The key here is the idea of pivoting.  I think the news coming out of VMworld this week shows that VMware is perhaps well into that pivot manoeuvre.  As an aside, Dell did get great cashflow and a dividend from VMware, which is being used as part of the process to take the company public again.

Announcements

What was announced?  Here are some of the highlights that I’ve found interesting.

ESXi on ARM

Not your Raspberry Pi ARM but likely as part of an embedded solution.  It’s taken Edge Computing for VMware to believe that ARM might have a future.  Six years ago, the VMware leadership (the outgoing Maritz and incoming Gelsinger) didn’t think ARM had a future in the virtualised data centre.  It doesn’t sound like that view has changed – the edge is perhaps where ARM is more useful.

However, I don’t yet see the benefit of virtualising those workloads with ESXi.  I would have expected containers or even Serverless to be more appropriate with limited compute resources, rather than running multiple operating systems.  Of course, the story here could be one of the security and management capabilities ESXi could add.

AWS RDS On Premises

There’s no threat to VMware with this offering, but there certainly is to existing database vendors (Oracle, anybody??).  We know from the Innovator’s Dilemma that the best scenario for Amazon is to chip away at the easiest use cases for databases, then improve the offering over time.  As I pointed out before, I don’t think AWS wants to move wholesale into the data centre, but certainly, there’s a move to inject technology into areas that draws the data back into AWS core public cloud offerings.  This looks like another one of those plays.

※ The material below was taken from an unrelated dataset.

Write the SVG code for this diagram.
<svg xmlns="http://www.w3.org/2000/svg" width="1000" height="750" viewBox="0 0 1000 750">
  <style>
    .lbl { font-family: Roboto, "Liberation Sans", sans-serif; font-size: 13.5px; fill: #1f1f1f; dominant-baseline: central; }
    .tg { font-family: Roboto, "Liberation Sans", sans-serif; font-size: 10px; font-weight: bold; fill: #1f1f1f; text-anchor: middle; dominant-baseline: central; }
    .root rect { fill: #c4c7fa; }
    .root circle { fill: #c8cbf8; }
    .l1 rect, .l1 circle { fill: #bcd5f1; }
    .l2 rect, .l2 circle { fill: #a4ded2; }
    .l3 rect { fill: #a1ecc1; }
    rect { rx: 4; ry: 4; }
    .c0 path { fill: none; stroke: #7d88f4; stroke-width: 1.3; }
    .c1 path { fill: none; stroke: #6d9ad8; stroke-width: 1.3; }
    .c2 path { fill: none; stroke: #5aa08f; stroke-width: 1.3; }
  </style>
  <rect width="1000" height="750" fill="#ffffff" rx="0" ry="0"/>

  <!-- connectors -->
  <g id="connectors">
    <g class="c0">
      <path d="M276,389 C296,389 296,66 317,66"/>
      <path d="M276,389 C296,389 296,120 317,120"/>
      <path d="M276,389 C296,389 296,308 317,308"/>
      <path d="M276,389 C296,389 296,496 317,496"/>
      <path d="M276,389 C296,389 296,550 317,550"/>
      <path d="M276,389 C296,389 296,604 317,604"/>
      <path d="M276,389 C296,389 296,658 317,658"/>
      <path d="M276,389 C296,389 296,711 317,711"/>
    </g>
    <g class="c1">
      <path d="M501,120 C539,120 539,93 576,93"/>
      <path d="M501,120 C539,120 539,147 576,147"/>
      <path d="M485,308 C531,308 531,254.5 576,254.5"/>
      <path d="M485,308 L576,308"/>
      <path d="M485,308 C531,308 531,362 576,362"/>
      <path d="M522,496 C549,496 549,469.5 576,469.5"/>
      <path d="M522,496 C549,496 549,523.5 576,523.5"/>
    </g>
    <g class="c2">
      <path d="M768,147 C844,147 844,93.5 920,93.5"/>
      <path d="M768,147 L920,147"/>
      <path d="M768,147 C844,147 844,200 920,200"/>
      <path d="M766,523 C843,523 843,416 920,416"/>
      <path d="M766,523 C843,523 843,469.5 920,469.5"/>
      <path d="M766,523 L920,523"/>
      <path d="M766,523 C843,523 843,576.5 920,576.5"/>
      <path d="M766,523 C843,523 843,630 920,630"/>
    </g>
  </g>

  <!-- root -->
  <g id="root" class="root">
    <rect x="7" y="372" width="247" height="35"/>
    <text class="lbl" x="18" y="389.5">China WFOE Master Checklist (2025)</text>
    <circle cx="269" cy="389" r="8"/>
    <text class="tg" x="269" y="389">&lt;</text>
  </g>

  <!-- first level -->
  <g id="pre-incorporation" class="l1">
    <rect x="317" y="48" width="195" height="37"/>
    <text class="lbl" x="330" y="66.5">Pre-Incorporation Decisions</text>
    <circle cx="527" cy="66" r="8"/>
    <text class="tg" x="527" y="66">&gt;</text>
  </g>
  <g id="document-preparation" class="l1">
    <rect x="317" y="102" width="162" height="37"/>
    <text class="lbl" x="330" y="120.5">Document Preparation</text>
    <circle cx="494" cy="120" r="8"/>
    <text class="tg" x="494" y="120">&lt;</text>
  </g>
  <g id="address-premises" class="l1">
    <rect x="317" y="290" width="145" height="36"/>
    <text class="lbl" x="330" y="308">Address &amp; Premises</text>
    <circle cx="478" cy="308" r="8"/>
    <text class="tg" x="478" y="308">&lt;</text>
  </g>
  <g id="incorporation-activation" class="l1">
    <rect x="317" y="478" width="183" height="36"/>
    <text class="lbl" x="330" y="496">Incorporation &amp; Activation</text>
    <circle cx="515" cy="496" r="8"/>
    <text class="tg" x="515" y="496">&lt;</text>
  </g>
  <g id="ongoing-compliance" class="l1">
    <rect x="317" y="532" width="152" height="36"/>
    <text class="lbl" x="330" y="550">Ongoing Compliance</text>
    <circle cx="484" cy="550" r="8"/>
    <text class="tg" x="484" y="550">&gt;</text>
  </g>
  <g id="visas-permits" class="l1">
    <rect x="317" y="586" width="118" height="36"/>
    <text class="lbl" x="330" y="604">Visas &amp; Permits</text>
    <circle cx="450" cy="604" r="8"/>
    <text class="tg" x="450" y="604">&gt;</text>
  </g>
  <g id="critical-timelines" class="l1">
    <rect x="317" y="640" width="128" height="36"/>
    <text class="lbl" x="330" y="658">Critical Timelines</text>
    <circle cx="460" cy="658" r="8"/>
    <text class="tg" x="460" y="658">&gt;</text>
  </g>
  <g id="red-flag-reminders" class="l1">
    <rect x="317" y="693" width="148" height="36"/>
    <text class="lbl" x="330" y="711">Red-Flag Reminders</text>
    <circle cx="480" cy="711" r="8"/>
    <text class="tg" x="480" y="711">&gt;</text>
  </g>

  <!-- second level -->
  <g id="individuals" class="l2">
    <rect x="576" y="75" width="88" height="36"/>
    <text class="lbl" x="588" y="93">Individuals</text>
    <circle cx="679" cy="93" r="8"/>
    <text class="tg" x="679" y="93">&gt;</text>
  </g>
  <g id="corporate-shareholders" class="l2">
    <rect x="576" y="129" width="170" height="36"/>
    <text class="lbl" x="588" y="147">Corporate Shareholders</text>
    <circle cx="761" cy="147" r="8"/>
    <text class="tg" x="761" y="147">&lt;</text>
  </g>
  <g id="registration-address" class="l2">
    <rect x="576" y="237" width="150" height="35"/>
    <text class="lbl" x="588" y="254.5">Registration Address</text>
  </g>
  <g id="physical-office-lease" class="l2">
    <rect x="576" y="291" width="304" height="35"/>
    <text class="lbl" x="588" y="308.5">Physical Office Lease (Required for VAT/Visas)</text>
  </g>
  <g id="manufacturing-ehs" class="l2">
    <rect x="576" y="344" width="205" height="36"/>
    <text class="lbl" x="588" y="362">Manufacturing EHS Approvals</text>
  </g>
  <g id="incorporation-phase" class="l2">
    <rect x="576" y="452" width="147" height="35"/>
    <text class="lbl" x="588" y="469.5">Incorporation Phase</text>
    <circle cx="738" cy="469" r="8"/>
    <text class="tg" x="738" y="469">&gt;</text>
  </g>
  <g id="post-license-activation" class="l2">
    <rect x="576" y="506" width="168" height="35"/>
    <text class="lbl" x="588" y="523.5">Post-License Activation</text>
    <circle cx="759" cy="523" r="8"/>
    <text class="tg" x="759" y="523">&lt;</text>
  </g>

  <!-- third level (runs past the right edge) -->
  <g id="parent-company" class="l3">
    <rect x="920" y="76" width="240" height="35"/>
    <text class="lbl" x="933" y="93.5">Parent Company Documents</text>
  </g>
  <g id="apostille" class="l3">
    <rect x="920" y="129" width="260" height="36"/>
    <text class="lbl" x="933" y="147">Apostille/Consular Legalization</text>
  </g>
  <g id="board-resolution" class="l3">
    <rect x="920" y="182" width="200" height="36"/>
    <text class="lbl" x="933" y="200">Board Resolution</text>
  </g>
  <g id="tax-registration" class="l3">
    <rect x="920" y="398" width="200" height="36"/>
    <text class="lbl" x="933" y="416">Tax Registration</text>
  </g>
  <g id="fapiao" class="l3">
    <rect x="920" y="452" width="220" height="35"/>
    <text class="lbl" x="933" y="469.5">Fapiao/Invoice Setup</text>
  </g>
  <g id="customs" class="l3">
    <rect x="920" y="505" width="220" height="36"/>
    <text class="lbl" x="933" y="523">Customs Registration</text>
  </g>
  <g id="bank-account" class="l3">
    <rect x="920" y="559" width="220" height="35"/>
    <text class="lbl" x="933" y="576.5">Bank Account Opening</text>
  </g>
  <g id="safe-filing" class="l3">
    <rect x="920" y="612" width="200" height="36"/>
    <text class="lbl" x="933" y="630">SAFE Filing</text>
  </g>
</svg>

The devil will be in the detail here – exactly how will this service work?  Can we really expect customers to allow AWS teams to have access to on-premises installations in order to do upgrades and patches?  Will this become a customer responsibility?  There’s a lot to think about around the operational aspects that go far beyond the technical ability to run the software on vSphere.  If the operational simplicity of AWS isn’t part of the offering, then why bother?

Project Dimension

Imagine the idea of leasing or renting your infrastructure as characterised by VMware Cloud on AWS.  Now imagine that platform running in your own offices or data centre.  That’s the vision of Project Dimension.  Rather than purchase, deploy and manage your own infrastructure, why not get someone else to do it for you?  At the edge (imagine branch offices, schools, factories) this seems like a great idea.  It’s like renting your photocopier or coffee machine – utility compute resources.  Someone else does the hard work that you don’t want to.  At the moment I doubt this has applicability in core data centres, but it’s a logical next step if deployment at the edge proves successful.

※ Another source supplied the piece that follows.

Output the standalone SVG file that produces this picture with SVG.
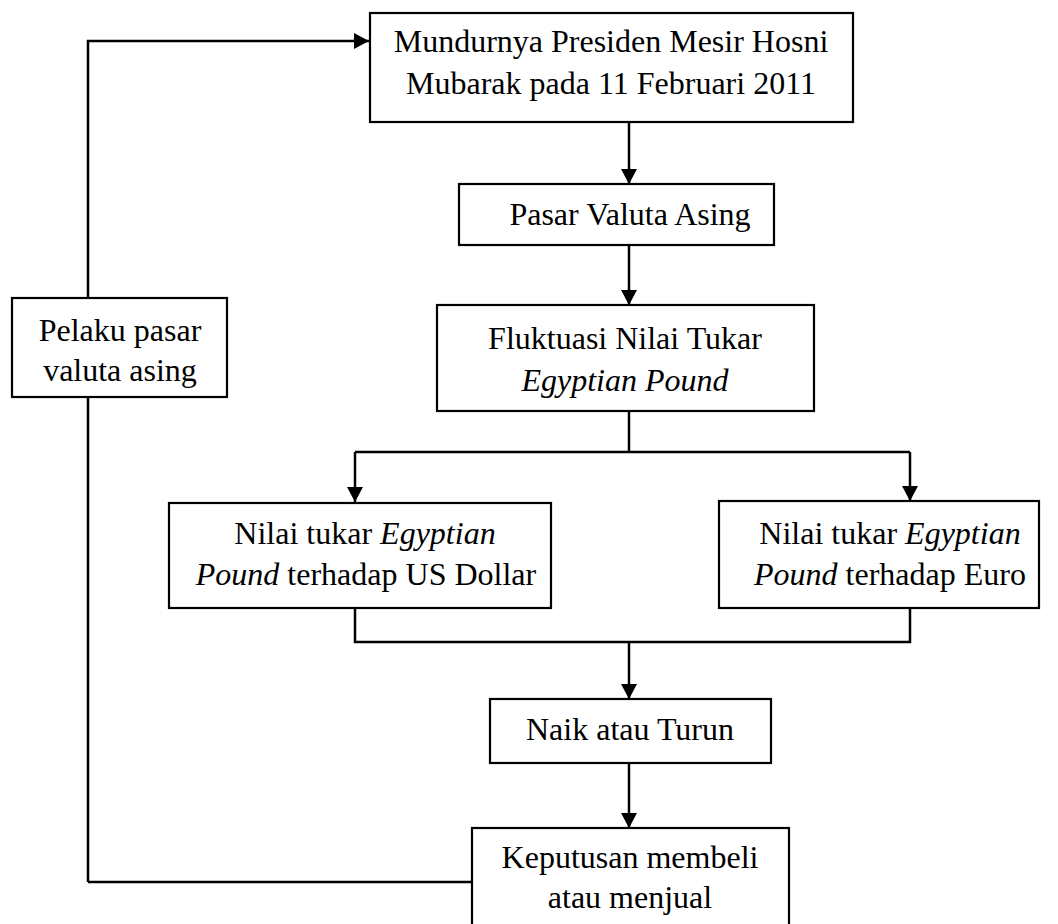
<svg xmlns="http://www.w3.org/2000/svg" width="1058" height="924" viewBox="0 0 1058 924">
<style>
.box{fill:#fff;stroke:#000;stroke-width:2.2}
.ln{fill:none;stroke:#000;stroke-width:2.5}
text{font-family:"Liberation Serif","Times New Roman",serif;font-size:32px;fill:#000;text-anchor:middle}
.i{font-style:italic}
</style>
<defs>
<marker id="ah" viewBox="0 0 15 16" refX="15" refY="8" markerWidth="15" markerHeight="16" markerUnits="userSpaceOnUse" orient="auto">
<path d="M0,0 L15,8 L0,16 Z" fill="#000"/>
</marker>
</defs>
<rect width="1058" height="924" fill="#fff"/>
<g id="connectors">
<path class="ln" d="M88,882 L88,41 L369,41" marker-end="url(#ah)"/>
<path class="ln" d="M88,882 L472,882"/>
<path class="ln" d="M629,122 L629,184" marker-end="url(#ah)"/>
<path class="ln" d="M629,245 L629,305" marker-end="url(#ah)"/>
<path class="ln" d="M629,411 L629,452"/>
<path class="ln" d="M355,452 L910,452"/>
<path class="ln" d="M355,452 L355,502" marker-end="url(#ah)"/>
<path class="ln" d="M910,452 L910,501" marker-end="url(#ah)"/>
<path class="ln" d="M355,608 L355,642 L910,642 L910,608"/>
<path class="ln" d="M629,642 L629,699" marker-end="url(#ah)"/>
<path class="ln" d="M629,763 L629,828" marker-end="url(#ah)"/>
</g>
<g id="n-mundur">
<rect class="box" x="370" y="13" width="483" height="109"/>
<text x="611" y="52">Mundurnya Presiden Mesir Hosni</text>
<text x="611" y="94">Mubarak pada 11 Februari 2011</text>
</g>
<g id="n-pasar">
<rect class="box" x="459" y="184" width="315" height="61"/>
<text x="630" y="225">Pasar Valuta Asing</text>
</g>
<g id="n-fluktuasi">
<rect class="box" x="437" y="305" width="377" height="106"/>
<text x="625" y="349">Fluktuasi Nilai Tukar</text>
<text x="625" y="391" class="i">Egyptian Pound</text>
</g>
<g id="n-pelaku">
<rect class="box" x="12" y="298" width="215" height="99"/>
<text x="120" y="341">Pelaku pasar</text>
<text x="120" y="381">valuta asing</text>
</g>
<g id="n-usd">
<rect class="box" x="169" y="503" width="382" height="105"/>
<text x="365" y="544">Nilai tukar <tspan class="i">Egyptian</tspan></text>
<text x="366" y="585"><tspan class="i">Pound</tspan> terhadap US Dollar</text>
</g>
<g id="n-euro">
<rect class="box" x="719" y="501" width="320" height="107"/>
<text x="890" y="544">Nilai tukar <tspan class="i">Egyptian</tspan></text>
<text x="890" y="585"><tspan class="i">Pound</tspan> terhadap Euro</text>
</g>
<g id="n-naik">
<rect class="box" x="490" y="699" width="281" height="64"/>
<text x="630" y="740">Naik atau Turun</text>
</g>
<g id="n-keputusan">
<rect class="box" x="472" y="828" width="317" height="110"/>
<text x="630" y="868">Keputusan membeli</text>
<text x="630" y="908">atau menjual</text>
</g>
</svg>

SaaS and managed services are becoming increasingly popular offerings from infrastructure vendors as they look to diversify from selling tin.  NetApp started to do it with their cloud platforms.  Pure Storage now offers storage as a service with ES2 (Evergreen Storage Service).  Datrium offers both cloud backup and DR using VMware Cloud on AWS.  There are also already many co-located storage offerings available, like Zadara and HPE Cloud Volumes.

Data protection companies, such as Druva are 100% SaaS in the cloud, but you can imagine that to strengthen their story and reach, the company could come the other way and deploy hardware in the data centre and at the edge.

Blockchain – Project Concord

Finally, there’s a blockchain angle for VMware too.  Many organisations have looked at having a blockchain strategy, whether there’s a story there or not.  In this instance, Project Concord looks to have a solid requirement.  Across the enterprise, trust amongst compute entities is essential to ensure against unauthorised data access and ransomware.  It’s necessary also to effectively implement audit and compliance.  Taking things further, organisations need to trust each other – think of how this works currently with financial organisations.  Even within the enterprise, we already implement organisational trust using platforms such as Active Directory.

Project Concord looks like a solution to solve the trust issues for the enterprise.  The idea is similar in concept to Gospel, a blockchain implementation for data, developed by a UK start-up.

The Architect’s View

Getting back to the origin of this post, my assumption was VMware would need to pivot from their existing dependence on virtualisation.  It wasn’t clear how this would work when the company was in partnership with what could be their biggest competitor – AWS.  Two years on and we can see that both AWS and VMware needed a hybrid strategy.  VMware couldn’t directly compete with AWS, Azure and Google, so partnering is the best option.  Similarly, AWS needs an enterprise/edge strategy, so partnering with VMware makes sense too.

If there’s anything to learn from this, first is that hybrid cloud is the future.  IT has always been multi-modal, there’s no change there.  Second, VMware is diversifying way past a myopic view of server virtualisation and the x86 hypervisor.  In another two years, what does that mean VMware stands for?  Perhaps it’s as the Cloud Business unit of the Dell Empire, with the name VMware only representing a nod to the initial origins of the company.